Napoleon’s tactic had always been to move fast, concentrate large numbers of men at the right point before the enemy knew what was happening, knock out their army with a decisive blow and force them to make peace on his terms. But he would have to work hard to achieve it in this theatre of operations.
His armies had in the past been able to move fast because they travelled light, a tradition originally forged of necessity. The French revolutionary armies of the 1790s had been hurriedly improvised and had not possessed a proper commissariat. Since they regarded enemy territory as belonging to tyrants and enemies of the revolution, they lived by looting. With time, they began to buy what they needed, but
as they paid with largely worthless paper
assignats
, it amounted to the same thing. Napoleon disapproved of looting, and brought in administrators who would provide for the army’s needs in a more methodical way. They bought what was needed, paying in real money or receipts that were generally honoured, when peace had been signed, by the government of the defeated country. But the fact remained that French armies lived off the fat of the land they moved through. And as they moved fast, they did not stay long enough to exhaust its resources.
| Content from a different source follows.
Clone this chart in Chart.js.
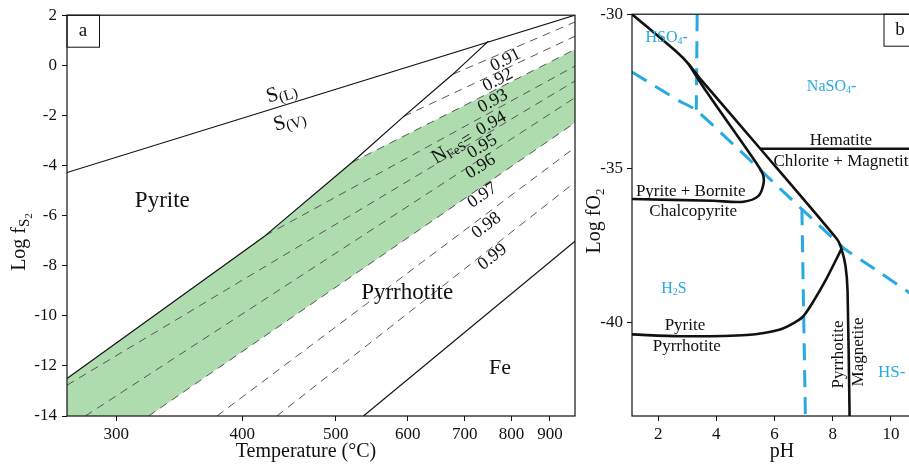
<!DOCTYPE html>
<html>
<head>
<meta charset="utf-8">
<script src="https://cdn.jsdelivr.net/npm/chart.js@4.4.0/dist/chart.umd.min.js"></script>
<style>
html,body{margin:0;padding:0;background:#fff;overflow:hidden;width:909px;height:466px;}
#wrapA{position:absolute;left:0;top:0;width:600px;height:466px;}
#wrapB{position:absolute;left:580px;top:0;width:345px;height:466px;}
canvas{display:block;}
</style>
</head>
<body>
<div id="wrapA"><canvas id="chartA" width="600" height="466" style="width:600px;height:466px"></canvas></div>
<div id="wrapB"><canvas id="chartB" width="345" height="466" style="width:345px;height:466px"></canvas></div>
<script>
// ---------------- Panel a data (Temperature °C, log fS2) ----------------
const T_TICKS = [300, 400, 500, 600, 700, 800, 900];
const LOGFS2_TICKS = [-14, -12, -10, -8, -6, -4, -2, 0, 2];
const T_RANGE = [268.5, 975.4];
const LOGFS2_RANGE = [-14, 2];

const sulfurT = [268.5, 975.4];
const sulfurLogFS2 = [-4.28, 2.0];

const pyriteT = [268.5, 422.1, 520.5, 594.0, 677.0, 748.2];
const pyriteLogFS2 = [-12.50, -6.80, -3.88, -2.04, -0.36, 0.965];

const ironT = [535.8, 975.4];
const ironLogFS2 = [-14, -7.02];

const nFeS = ['0.91', '0.92', '0.93', '0.94', '0.95', '0.96', '0.97', '0.98', '0.99'];
const isoStartT = [677.0, 594.0, 520.5, 422.1, 268.5, 279.8, 322.7, 377.2, 433.9];
const isoStartLogFS2 = [-0.36, -2.04, -3.88, -6.80, -12.77, -14, -14, -14, -14];
const isoEndT = [975.4, 975.4, 975.4, 975.4, 975.4, 975.4, 975.4, 975.4, 975.4];
const isoEndLogFS2 = [1.73, 1.16, 0.635, -0.03, -0.627, -1.29, -2.29, -3.28, -4.67];

const greenT = [268.5, 422.1, 520.5, 975.4, 975.4, 322.7, 268.5];
const greenLogFS2 = [-12.50, -6.80, -3.88, 0.635, -2.29, -14, -14];

// ---------------- Panel b data (pH, log fO2) ----------------
const PH_TICKS = [2, 4, 6, 8, 10];
const LOGFO2_TICKS = [-40, -35, -30];
const PH_RANGE = [1.1, 11];
const LOGFO2_RANGE = [-43.05, -30];

const outerBoundaryPH = [1.1, 2.64, 3.04, 3.44, 5.51, 8.15, 8.30, 8.44, 8.51, 8.58];
const outerBoundaryLogFO2 = [-30.0, -31.23, -31.61, -32.09, -34.37, -37.31, -37.62, -38.18, -38.99, -43.06];

const borniteBoundaryPH = [3.04, 3.67, 5.39, 5.60, 5.62, 5.45, 4.93, 3.89, 1.1];
const borniteBoundaryLogFO2 = [-31.61, -32.53, -34.86, -35.20, -35.51, -35.90, -36.09, -36.06, -36.00];

const pyrrhotiteBoundaryPH = [1.1, 2.75, 5.05, 6.19, 6.77, 7.00, 7.34, 7.80, 8.15, 8.30];
const pyrrhotiteBoundaryLogFO2 = [-40.40, -40.46, -40.42, -40.24, -39.97, -39.80, -39.32, -38.56, -37.91, -37.62];

const hematiteBoundaryPH = [5.51, 11.0];
const hematiteBoundaryLogFO2 = [-34.37, -34.37];

const hso4BoundaryPH = [3.34, 3.31];
const hso4BoundaryLogFO2 = [-30.0, -33.10];

const h2sBoundaryPH = [6.94, 7.06];
const h2sBoundaryLogFO2 = [-36.30, -43.05];

const sulfateBoundaryPH = [1.1, 1.95, 2.75, 3.33, 8.36, 9.29, 11.0];
const sulfateBoundaryLogFO2 = [-31.88, -32.37, -32.83, -33.13, -37.58, -38.18, -39.28];

// ---------------- helpers ----------------
const SERIF = '"Liberation Serif","Times New Roman",serif';
const BLUE = '#27aae1';
const INK = '#111';
const toInvT = T => -1000 / (T + 273.15);

function series(xs, ys, fx) { return xs.map((x, i) => ({ x: fx ? fx(x) : x, y: ys[i] })); }
function lineDs(data, color, width, dash, extra) {
  return Object.assign({
    data, borderColor: color, borderWidth: width, borderDash: dash || [],
    pointRadius: 0, pointHoverRadius: 0, fill: false, tension: 0,
    borderCapStyle: 'butt', borderJoinStyle: 'round', order: 1
  }, extra || {});
}
function drawRich(ctx, parts, x, y, opt) {
  opt = opt || {};
  ctx.save();
  ctx.translate(x, y);
  ctx.rotate((opt.rot || 0) * Math.PI / 180);
  ctx.fillStyle = opt.color || INK;
  ctx.textBaseline = 'alphabetic';
  ctx.textAlign = 'left';
  let w = 0;
  parts.forEach(p => { ctx.font = p.size + 'px ' + SERIF; p._w = ctx.measureText(p.t).width; w += p._w; });
  let cx = opt.align === 'left' ? 0 : (opt.align === 'right' ? -w : -w / 2);
  const base = opt.baseline ? 0 : parts[0].size * 0.32;
  parts.forEach(p => { ctx.font = p.size + 'px ' + SERIF; ctx.fillText(p.t, cx, base + (p.dy || 0)); cx += p._w; });
  ctx.restore();
}
const txt = (t, size) => [{ t, size }];

// ---------------- annotation texts ----------------
const labelsA = [
  { parts: [{ t: 'S', size: 21 }, { t: '(L)', size: 15, dy: 3 }], T: 438.4, f: -1.06, rot: -17 },
  { parts: [{ t: 'S', size: 21 }, { t: '(V)', size: 15, dy: 3 }], T: 446.8, f: -2.18, rot: -17 },
  { parts: txt('Pyrite', 23), T: 332.9, f: -5.36, rot: 0 },
  { parts: txt('Pyrrhotite', 23), T: 599.2, f: -9.02, rot: 0 },
  { parts: txt('Fe', 22), T: 773.9, f: -12.05, rot: 0 },
  { parts: [{ t: 'N', size: 20 }, { t: 'FeS', size: 13, dy: 3 }, { t: '=', size: 18 }], T: 675.2, f: -3.25, rot: -32 },
  { parts: txt(nFeS[0], 18), T: 785.3, f: 0.24, rot: -27 },
  { parts: txt(nFeS[1], 18), T: 767.9, f: -0.56, rot: -28 },
  { parts: txt(nFeS[2], 18), T: 756.8, f: -1.40, rot: -29 },
  { parts: txt(nFeS[3], 18), T: 753.3, f: -2.29, rot: -30 },
  { parts: txt(nFeS[4], 18), T: 734.2, f: -3.21, rot: -31 },
  { parts: txt(nFeS[5], 18), T: 730.7, f: -4.01, rot: -32 },
  { parts: txt(nFeS[6], 18), T: 734.2, f: -5.16, rot: -34 },
  { parts: txt(nFeS[7], 18), T: 742.6, f: -6.36, rot: -37 },
  { parts: txt(nFeS[8], 18), T: 755.5, f: -7.62, rot: -38 }
];

const labelsB = [
  { parts: [{ t: 'HSO', size: 16 }, { t: '4', size: 10, dy: 2 }, { t: '-', size: 16 }], pH: 2.29, f: -30.74, color: BLUE },
  { parts: [{ t: 'NaSO', size: 16 }, { t: '4', size: 10, dy: 2 }, { t: '-', size: 16 }], pH: 7.96, f: -32.34, color: BLUE },
  { parts: [{ t: 'H', size: 16 }, { t: '2', size: 10, dy: 2 }, { t: 'S', size: 16 }], pH: 2.54, f: -38.89, color: BLUE },
  { parts: txt('HS-', 17), pH: 10.03, f: -41.6, color: BLUE },
  { parts: txt('Hematite', 17), pH: 8.28, f: -34.06 },
  { parts: txt('Chlorite + Magnetite', 17), pH: 5.96, f: -34.74, align: 'left' },
  { parts: txt('Pyrite + Bornite', 17), pH: 3.12, f: -35.72 },
  { parts: txt('Chalcopyrite', 17), pH: 3.20, f: -36.37 },
  { parts: txt('Pyrite', 17), pH: 2.92, f: -40.07 },
  { parts: txt('Pyrrhotite', 17), pH: 2.98, f: -40.75 },
  { parts: txt('Pyrrhotite', 17), pH: 8.16, f: -41.05, rot: -90 },
  { parts: txt('Magnetite', 17), pH: 8.87, f: -40.97, rot: -90 }
];

// ---------------- plugins ----------------
const decorA = {
  id: 'decorA',
  afterDatasetsDraw(chart) {
    const { ctx, chartArea: a, scales: { x, y } } = chart;
    ctx.save();
    ctx.strokeStyle = INK; ctx.lineWidth = 1.2;
    ctx.strokeRect(a.left, a.top, a.right - a.left, a.bottom - a.top);
    ctx.lineWidth = 1;
    ctx.strokeRect(a.left, a.top, 32.5, 32);
    drawRich(ctx, txt('a', 19), a.left + 16, a.top + 21, { baseline: true });
    labelsA.forEach(l => drawRich(ctx, l.parts, x.getPixelForValue(toInvT(l.T)), y.getPixelForValue(l.f), { rot: l.rot }));
    drawRich(ctx, [{ t: 'Log f', size: 20 }, { t: 'S', size: 15, dy: 4 }, { t: '2', size: 11, dy: 7 }], 19, 242, { rot: -90 });
    drawRich(ctx, txt('Temperature (°C)', 20), 306, 451);
    ctx.restore();
  }
};
const decorB = {
  id: 'decorB',
  afterDatasetsDraw(chart) {
    const { ctx, chartArea: a, scales: { x, y } } = chart;
    ctx.save();
    ctx.strokeStyle = INK; ctx.lineWidth = 1.2;
    ctx.strokeRect(a.left, a.top, a.right - a.left, a.bottom - a.top);
    ctx.lineWidth = 1;
    ctx.strokeRect(a.right - 36, a.top, 60, 32);
    drawRich(ctx, txt('b', 19), a.right - 20, a.top + 21, { baseline: true });
    labelsB.forEach(l => drawRich(ctx, l.parts, x.getPixelForValue(l.pH), y.getPixelForValue(l.f), { rot: l.rot || 0, color: l.color, align: l.align }));
    drawRich(ctx, [{ t: 'Log fO', size: 20 }, { t: '2', size: 13, dy: 4 }], 14, 221, { rot: -90 });
    drawRich(ctx, txt('pH', 20), 202, 451);
    ctx.restore();
  }
};

function axisCommon(tickVals, fitFn, pad, toVal, fmt) {
  return {
    type: 'linear',
    afterBuildTicks: s => { s.ticks = tickVals.map(v => ({ value: toVal ? toVal(v) : v })); },
    afterFit: fitFn,
    ticks: { callback: fmt, font: { family: SERIF, size: 17 }, color: INK, padding: pad, maxRotation: 0, autoSkip: false, includeBounds: false },
    grid: { display: true, drawOnChartArea: false, drawTicks: true, tickLength: 5, color: INK, lineWidth: 1 },
    border: { display: false }
  };
}

// ---------------- Chart a ----------------
const dsA = [];
dsA.push(lineDs(series(greenT, greenLogFS2, toInvT), 'rgba(0,0,0,0)', 0, [], { fill: 'shape', backgroundColor: '#afdcae', order: 100 }));
nFeS.forEach((n, i) => {
  dsA.push(lineDs(series([isoStartT[i], isoEndT[i]], [isoStartLogFS2[i], isoEndLogFS2[i]], toInvT), '#555', 1, [8, 6], { order: 5 }));
});
dsA.push(lineDs(series(sulfurT, sulfurLogFS2, toInvT), INK, 1.2));
dsA.push(lineDs(series(pyriteT, pyriteLogFS2, toInvT), INK, 1.2));
dsA.push(lineDs(series(ironT, ironLogFS2, toInvT), INK, 1.2));

const xA = axisCommon(T_TICKS, s => { s.height = 50; }, 3, toInvT, v => String(Math.round(-1000 / v - 273.15)));
xA.min = toInvT(T_RANGE[0]); xA.max = toInvT(T_RANGE[1]);
const yA = axisCommon(LOGFS2_TICKS, s => { s.width = 67; }, 5, null, v => String(v));
yA.min = LOGFS2_RANGE[0]; yA.max = LOGFS2_RANGE[1];

new Chart(document.getElementById('chartA'), {
  type: 'line',
  data: { datasets: dsA },
  options: {
    responsive: false, animation: false, devicePixelRatio: 1,
    layout: { padding: { top: 14, right: 25, left: 0, bottom: 0 } },
    plugins: { legend: { display: false }, tooltip: { enabled: false } },
    scales: { x: xA, y: yA }
  },
  plugins: [decorA]
});

// ---------------- Chart b ----------------
const dsB = [
  lineDs(series(hso4BoundaryPH, hso4BoundaryLogFO2), BLUE, 3, [17, 10], { order: 5 }),
  lineDs(series(h2sBoundaryPH, h2sBoundaryLogFO2), BLUE, 3, [17, 10], { order: 5 }),
  lineDs(series(sulfateBoundaryPH, sulfateBoundaryLogFO2), BLUE, 3, [17, 10], { order: 5, tension: 0.2 }),
  lineDs(series(outerBoundaryPH, outerBoundaryLogFO2), INK, 2.6, [], { tension: 0.25 }),
  lineDs(series(borniteBoundaryPH, borniteBoundaryLogFO2), INK, 2.6, [], { tension: 0.3 }),
  lineDs(series(pyrrhotiteBoundaryPH, pyrrhotiteBoundaryLogFO2), INK, 2.6, [], { tension: 0.3 }),
  lineDs(series(hematiteBoundaryPH, hematiteBoundaryLogFO2), INK, 2.6)
];
const xB = axisCommon(PH_TICKS, s => { s.height = 50; }, 3, null, v => String(v));
xB.min = PH_RANGE[0]; xB.max = PH_RANGE[1];
const yB = axisCommon(LOGFO2_TICKS, s => { s.width = 52; }, 4, null, v => String(v));
yB.min = LOGFO2_RANGE[0]; yB.max = LOGFO2_RANGE[1];

new Chart(document.getElementById('chartB'), {
  type: 'line',
  data: { datasets: dsB },
  options: {
    responsive: false, animation: false, devicePixelRatio: 1,
    layout: { padding: { top: 14, right: 5, left: 0, bottom: 0 } },
    plugins: { legend: { display: false }, tooltip: { enabled: false } },
    scales: { x: xB, y: yB }
  },
  plugins: [decorB]
});
</script>
</body>
</html>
Whenever the administrative machine broke down or failed to provide the necessities, the French reverted to the old system of ‘la
maraude
’. Every so often a company or similar unit would send out eight or ten men under a corporal into the areas alongside the line of march. These little bands would fan out through local villages and farms, paying for what they took, and rejoin their company a few days later, their carts laden with grain, eggs, chickens, vegetables and other victuals, driving before them a small herd of cattle. From time to time the main force would halt in order to allow the foraging parties to catch up.
As the French armies were conscripted, a company usually contained a baker, a cobbler, a tailor’s apprentice, a cooper, a blacksmith and a wheelwright, so not only could they bake their own bread, but also, given an occasional purchase of cloth, leather, iron and other raw materials, they could mend their uniforms, boots, equipment and wagons.
For everything else, there was the
cantinière
or suttler-woman, something of an institution, unique to the French army. ‘These ladies usually started out by following a soldier who had inspired tender feelings in them,’ explained Lieutenant Blaze de Bury. ‘You would see them first walking along with a cask of
eau-de-vie
slung round their neck. A week later, they would be comfortably seated on a horse someone had
found
, draped, to the right, to the left, in front, behind, with casks, saveloys, cheeses and sausages in precarious equilibrium. A month would not pass that a cart harnessed with a couple of horses
and filled with provisions of every kind would not be testifying to the growing prosperity of their enterprise.’